As more US data sources are added, this section can track longer-term changes in the national energy mix.
About this site
This is a best-effort public view of EIA hourly grid data, not a real-time operational dashboard or a complete national accounting of electricity flows.
The generation and total-interchange data normally arrive at least one day after the reporting hour. Direct interchange data can arrive later, and publication delays can be longer. The time displayed on the page is the data's reporting hour, not the time it was published or refreshed.
The EIA-930 data used here cover the Lower 48 states and are supplied by balancing authorities. They do not provide a complete picture of every US electric system, and reported generation can exclude distributed resources, including rooftop solar, or resources that a balancing authority does not directly monitor.

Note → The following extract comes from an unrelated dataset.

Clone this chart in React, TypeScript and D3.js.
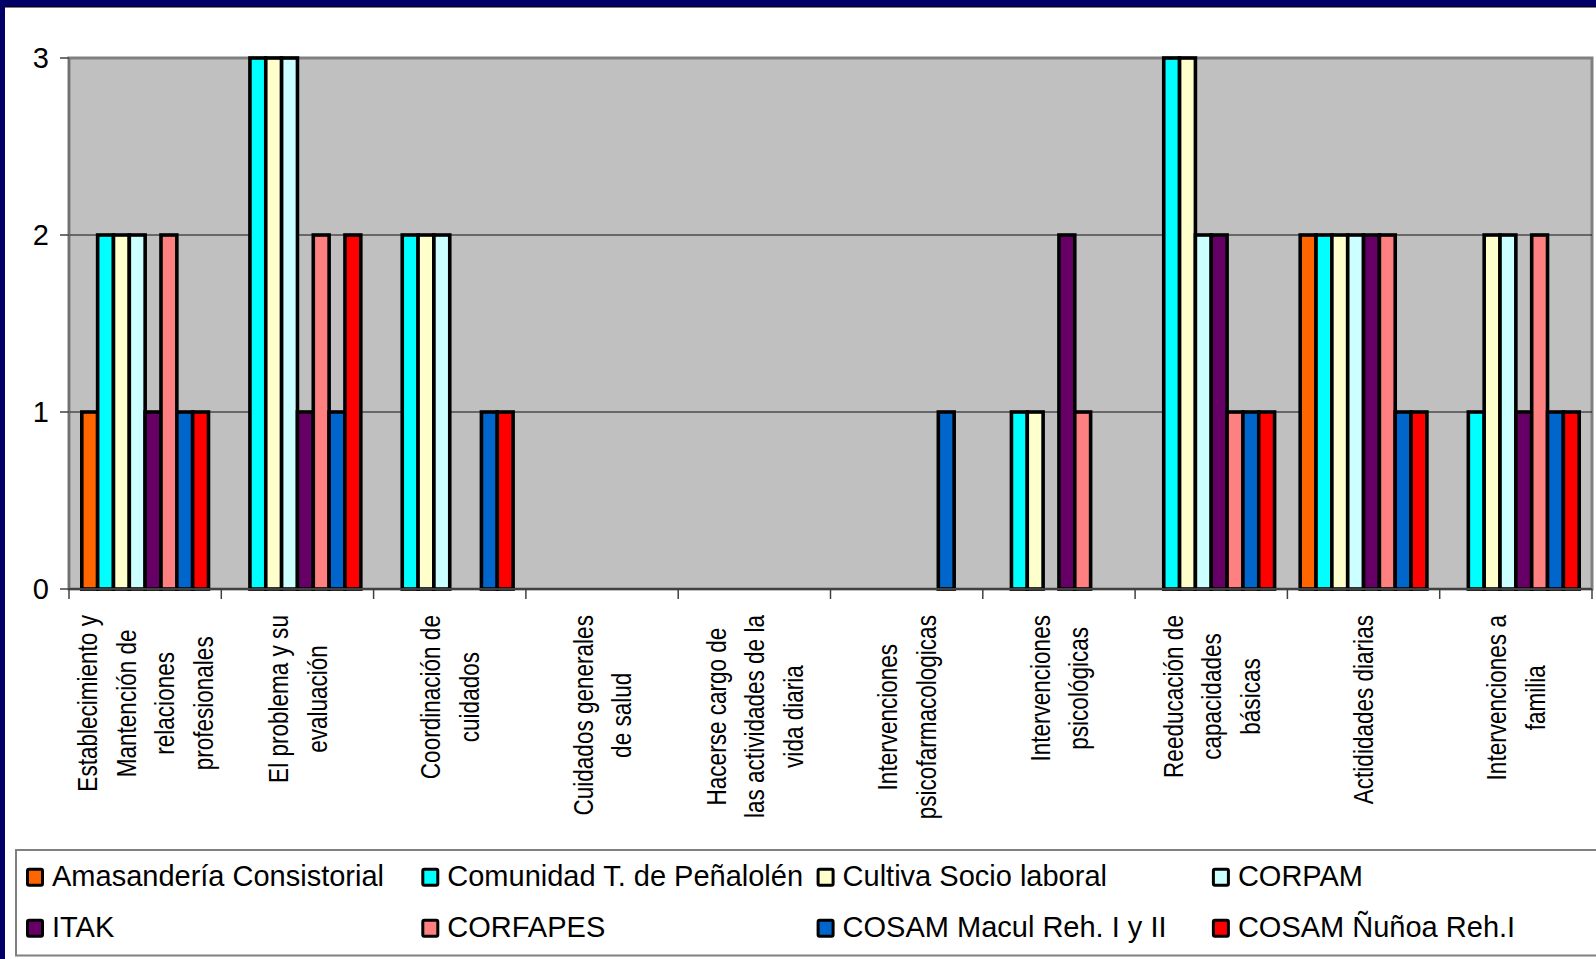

The past-year and all-time generation pies and source tables use monthly EIA-923 US generation data. The past year means the latest 12 published months, while all time begins with the available series in 2001. EIA-923 is published several months in arrears, so these longer-range summaries do not end at the reporting hour shown for the live EIA-930 data.
Generation, demand, and interchange are reported separately and can have different coverage, revisions, and reporting times. The figures may therefore not reconcile exactly, and the demand-minus-generation value must not be read as a measured real-time transfer.
The transfers shown are limited to reported cross-border exchange with Canada and Mexico when available. This site does not show live transmission flows, interchange between individual balancing authorities, congestion, outages, or the full physical path electricity takes across the grid.
Fuel types are grouped for display. Geothermal and any unmapped fuel types are included in Other; percentages are shares of the generation displayed here, not necessarily shares of all electricity produced or consumed. Negative generation values are set to zero before display because they can occur as source-data accounting artefacts.
Storage charging and discharge, wholesale prices, and carbon-intensity or emissions figures are not currently modelled. Missing values and unavailable series are not estimates of zero.
Values may change as the EIA revises data, corrects reporting issues, updates respondent coverage, or categorises fuel types differently over time. Use official grid-operator and EIA data for operational, safety-critical, or market decisions.
This is an independent project and is not affiliated with, endorsed by, or officially connected with the EIA or any grid operator.